Strategies That Work: Blending Tech, Culture, and Community

So, how do educators support this, particularly when competing with the allure of the screen? Here are actionable approaches:

1. Leverage the Device (Smartly): Don’t demonize the phone; co-opt it.
Curated App Lists: Provide students and families with recommendations for high-quality educational apps and websites before break. Focus on interactive, engaging ones aligned with their interests (coding, storytelling, science simulations, math puzzles). Highlight free or low-cost options.
Digital Reading Power: Promote apps like Libby or Hoopla linked to local libraries. Audiobooks count! Recommend titles featuring diverse characters and stories that reflect their experiences. A shared family audiobook in the car can be powerful.
Creative Production: Encourage using phones for creation, not just consumption. Short videos documenting a summer project, digital storytelling apps, photo journals, or even learning basic video editing turn the device into a tool for expression and learning.

2. Embrace Culturally Relevant Engagement: Make learning resonate.
Book Clubs with Purpose: Facilitate summer book clubs (in-person if possible in community centers, or virtually) centered on books by Black authors featuring Black protagonists. Discussions can bridge literature to personal experiences and current events.
Project-Based Learning with Local Roots: Encourage projects exploring local Black history, interviewing elders, documenting community spaces, or researching cultural traditions. This connects learning to identity and place.
Family Involvement Kits: Send home simple kits with activity ideas rooted in cultural practices – storytelling prompts, recipes to cook together (incorporating math!), oral history interview guides. Make it accessible and meaningful.

3. Build Bridges Beyond the Classroom: It takes a village.
Community Partnerships: Partner with local churches, community centers, barbershops, beauty salons, and youth organizations. Can they host mini reading corners, sponsor a weekly “STEM Saturday,” or distribute activity packets? These trusted spaces are crucial access points.
Library Power-Ups: Work directly with local librarians. Ensure they have diverse collections and promote summer reading programs heavily within schools, especially targeting communities often underrepresented. Facilitate library card sign-ups.
Mentorship Connections: Link students with older peers or community mentors for summer check-ins, even virtual ones. A caring connection asking, “What are you reading?” or “What cool thing did you learn this week?” makes a difference.

4. Setting Realistic Expectations & Communication:
“Little and Often” Wins: Emphasize that consistent, small doses of learning (20-30 minutes of reading, a few math problems, a weekly project update) are far more effective than cramming. Make it manageable.
Clear Communication to Families: Provide resources in accessible language. Explain the “why” behind summer learning in a non-judgmental way. Offer concrete, simple suggestions that fit into busy summer lives.
Celebrate Effort: Focus messages on the joy of discovery and effort, not just “keeping up.” Acknowledge the diverse ways learning happens outside formal settings.
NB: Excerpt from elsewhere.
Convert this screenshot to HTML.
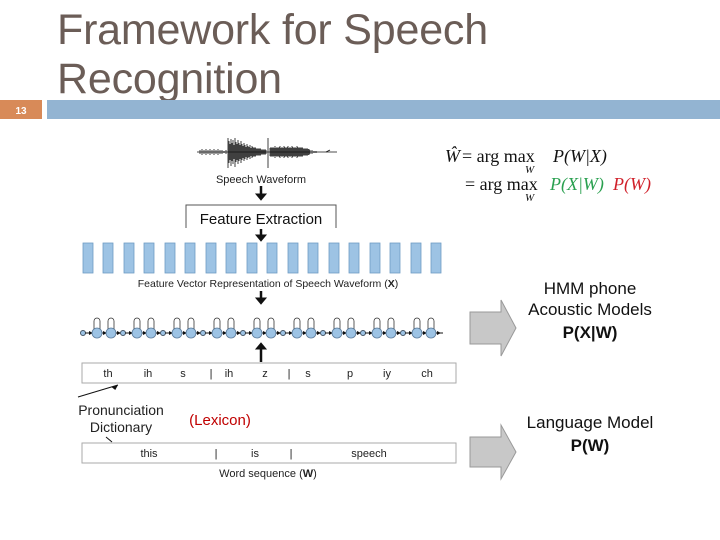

Moving Forward: It’s About Equity and Agency

Preventing disproportionate summer learning loss for Black students isn’t about assigning blame; it’s about acknowledging systemic gaps and taking collective, culturally responsive action. It requires educators to think creatively, partner deeply with communities, and leverage the tools students already use – including those smartphones – as pathways to engagement, not barriers.

By shifting our approach from deficit-focused prevention to empowerment-focused enrichment, we can transform the summer months. We can create opportunities where learning feels less like an obligation and more like an exciting exploration of the world and oneself. It’s about ensuring every child, regardless of background, returns in the fall not just having held their ground, but perhaps even having discovered a new passion or deepened their connection to their community and culture. That’s a summer slide worth striving for.